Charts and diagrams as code
____________

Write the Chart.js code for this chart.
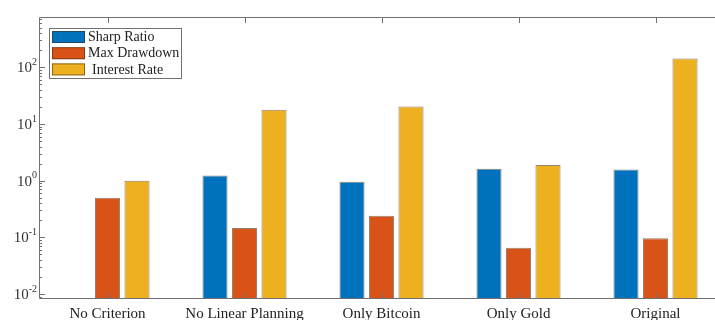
<!DOCTYPE html>
<html>
<head>
<meta charset="utf-8">
<script src="https://cdn.jsdelivr.net/npm/chart.js@4/dist/chart.umd.min.js"></script>
<style>
  html, body { margin: 0; padding: 0; background: #ffffff; overflow: hidden; }
  #wrap { width: 715px; height: 320px; overflow: hidden; }
</style>
</head>
<body>
<div id="wrap"><canvas id="c" width="730" height="320"></canvas></div>
<script>
// Strategy variants compared on three metrics (log scale)
const categories = ['No Criterion', 'No Linear Planning', 'Only Bitcoin', 'Only Gold', 'Original'];
const seriesNames = ['Sharp Ratio', 'Max Drawdown', 'Interest Rate'];
const sharpRatio   = [null, 1.23, 0.96, 1.62, 1.57];
const maxDrawdown  = [0.50, 0.147, 0.24, 0.066, 0.097];
const interestRate = [1.0, 17.8, 20.3, 1.9, 143];
const yDecades = [-2, -1, 0, 1, 2];
const yMin = 0.0082;
const yMax = 770;

const colors = ['#0072BD', '#D95319', '#EDB120'];
const serif = '"Liberation Serif", "Times New Roman", serif';
const axisColor = '#707070';

// Frame, inward ticks, tick labels and in-plot legend, MATLAB style
const decorations = {
  id: 'decorations',
  afterDraw(chart) {
    const { ctx, chartArea: a, scales } = chart;
    const xs = scales.x, ys = scales.y;
    const L = a.left, R = a.right, T = a.top, B = a.bottom;
    ctx.save();
    ctx.strokeStyle = axisColor;
    ctx.lineWidth = 1;
    ctx.beginPath();
    ctx.moveTo(L + 0.5, T + 0.5); ctx.lineTo(R - 0.5, T + 0.5);
    ctx.lineTo(R - 0.5, B - 0.5); ctx.lineTo(L + 0.5, B - 0.5);
    ctx.closePath();
    ctx.stroke();

    // y ticks (major decades + minor 2..9)
    ctx.beginPath();
    for (let e = -3; e <= 3; e++) {
      for (let m = 1; m <= 9; m++) {
        const v = m * Math.pow(10, e);
        if (v < yMin || v > yMax) continue;
        const y = Math.round(ys.getPixelForValue(v)) + 0.5;
        const len = m === 1 ? 6 : 3;
        ctx.moveTo(L, y); ctx.lineTo(L + len, y);
        ctx.moveTo(R, y); ctx.lineTo(R - len, y);
      }
    }
    // x ticks at category centres
    categories.forEach((c, i) => {
      const x = Math.round(xs.getPixelForValue(i)) + 0.5;
      ctx.moveTo(x, B); ctx.lineTo(x, B - 6);
      ctx.moveTo(x, T); ctx.lineTo(x, T + 6);
    });
    ctx.stroke();

    // y tick labels 10^n
    ctx.fillStyle = '#333';
    ctx.textBaseline = 'middle';
    yDecades.forEach(e => {
      const y = ys.getPixelForValue(Math.pow(10, e));
      const exp = String(e);
      ctx.font = '15px ' + serif;
      const wb = ctx.measureText('10').width;
      ctx.font = '10px ' + serif;
      const we = ctx.measureText(exp).width;
      const xRight = L - 2;
      ctx.font = '15px ' + serif;
      ctx.textAlign = 'left';
      ctx.fillText('10', xRight - we - wb, y + 1);
      ctx.font = '10px ' + serif;
      ctx.fillText(exp, xRight - we, y - 5);
    });

    // x category labels
    ctx.font = '15px ' + serif;
    ctx.textAlign = 'center';
    ctx.fillStyle = '#222';
    categories.forEach((c, i) => {
      ctx.fillText(c, xs.getPixelForValue(i), B + 15);
    });

    // legend box
    const lx = 49.5, ly = 28.5, lw = 132, lh = 50;
    ctx.fillStyle = '#fff';
    ctx.fillRect(lx, ly, lw, lh);
    ctx.strokeStyle = axisColor;
    ctx.strokeRect(lx, ly, lw, lh);
    ctx.font = '14px ' + serif;
    ctx.textAlign = 'left';
    chart.data.datasets.forEach((ds, i) => {
      const sy = 31 + i * 16.2;
      ctx.fillStyle = ds.backgroundColor;
      ctx.fillRect(52, sy, 33, 12);
      ctx.strokeStyle = 'rgba(60,40,20,0.55)';
      ctx.strokeRect(52.5, sy + 0.5, 32, 11);
      ctx.fillStyle = '#222';
      ctx.fillText(ds.label, i === 2 ? 92 : 88, sy + 6.5);
    });
    ctx.restore();
  }
};

new Chart(document.getElementById('c'), {
  type: 'bar',
  data: {
    labels: categories,
    datasets: [sharpRatio, maxDrawdown, interestRate].map((d, i) => ({
      label: seriesNames[i],
      data: d,
      backgroundColor: colors[i],
      borderColor: 'rgba(70,45,20,0.6)',
      borderWidth: 1,
      borderSkipped: 'bottom',
      categoryPercentage: 0.646,
      barPercentage: 0.85
    }))
  },
  options: {
    responsive: false,
    animation: false,
    devicePixelRatio: 1,
    layout: { padding: { left: 39, right: 6, top: 17, bottom: 21 } },
    plugins: { legend: { display: false }, tooltip: { enabled: false } },
    scales: {
      x: { display: false, offset: true },
      y: { display: false, type: 'logarithmic', min: yMin, max: yMax }
    }
  },
  plugins: [decorations]
});
</script>
</body>
</html>
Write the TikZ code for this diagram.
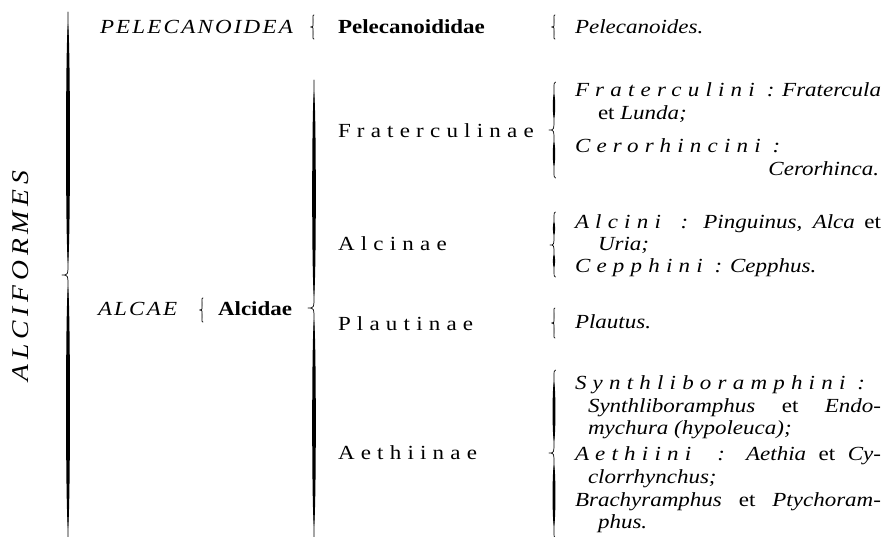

____________

Output the records above as they stand, from the first line to the line with "const axisColor = '#707070';", inclusive, and exclude the pictures.

-- ANSWER TO THE EXERCISE --
Write the Chart.js code for this chart.
<!DOCTYPE html>
<html>
<head>
<meta charset="utf-8">
<script src="https://cdn.jsdelivr.net/npm/chart.js@4/dist/chart.umd.min.js"></script>
<style>
  html, body { margin: 0; padding: 0; background: #ffffff; overflow: hidden; }
  #wrap { width: 715px; height: 320px; overflow: hidden; }
</style>
</head>
<body>
<div id="wrap"><canvas id="c" width="730" height="320"></canvas></div>
<script>
// Strategy variants compared on three metrics (log scale)
const categories = ['No Criterion', 'No Linear Planning', 'Only Bitcoin', 'Only Gold', 'Original'];
const seriesNames = ['Sharp Ratio', 'Max Drawdown', 'Interest Rate'];
const sharpRatio   = [null, 1.23, 0.96, 1.62, 1.57];
const maxDrawdown  = [0.50, 0.147, 0.24, 0.066, 0.097];
const interestRate = [1.0, 17.8, 20.3, 1.9, 143];
const yDecades = [-2, -1, 0, 1, 2];
const yMin = 0.0082;
const yMax = 770;

const colors = ['#0072BD', '#D95319', '#EDB120'];
const serif = '"Liberation Serif", "Times New Roman", serif';
const axisColor = '#707070';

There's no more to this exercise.